What should be done in this sort of situation? Make the data available, for sure. (Sorry, Nurses Health Study, no $7800 per year per cohort for you.) Do the full analysis or, if you’re gonna try different things, try all of them or put them in some logical order; don’t just pick one analysis and then perturb it one factor at a time. And, if you’re gonna speculate, fine, but then also speculate about less dramatic explanations of your findings, such as data problems and sampling variation.
It should be no embarrassment that it’s hard to find any clear patterns in these data, as all of it is driven by a mere 81 deaths. n = 81 ain’t a lot. I’d say I’m kinda surprised that JAMA published this paper, but I don’t really know what JAMA publishes. It’s not a horrible piece of work, just overstated to the extent that the result is more of an intriguing pattern in a particular dataset rather than strong evidence of a general pattern. This often happens in the social sciences.
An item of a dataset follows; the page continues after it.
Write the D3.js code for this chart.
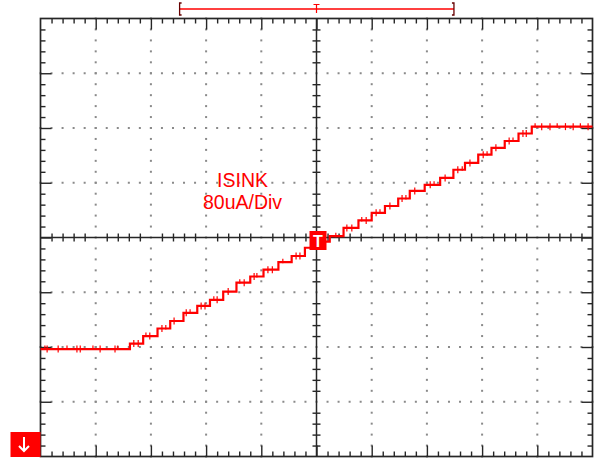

Also, the graphs. Those cumulative mortality graphs above are fine as data summaries—almost. First, it would’ve been good if the authors had noticed the problem post-2020. Second, the dramatic gap between the lines is misleading in that it does not account for the differences in average age and smoking status of the groups. As noted above, this could be (partly) fixed by replacing with a grid of graphs broken down by cohort and smoking status.
All of the above is an example of what can be learned from post-publication review. Only a limited amount can be learned without access to the data; it’s interesting to see what we can figure out from the indirect evidence available.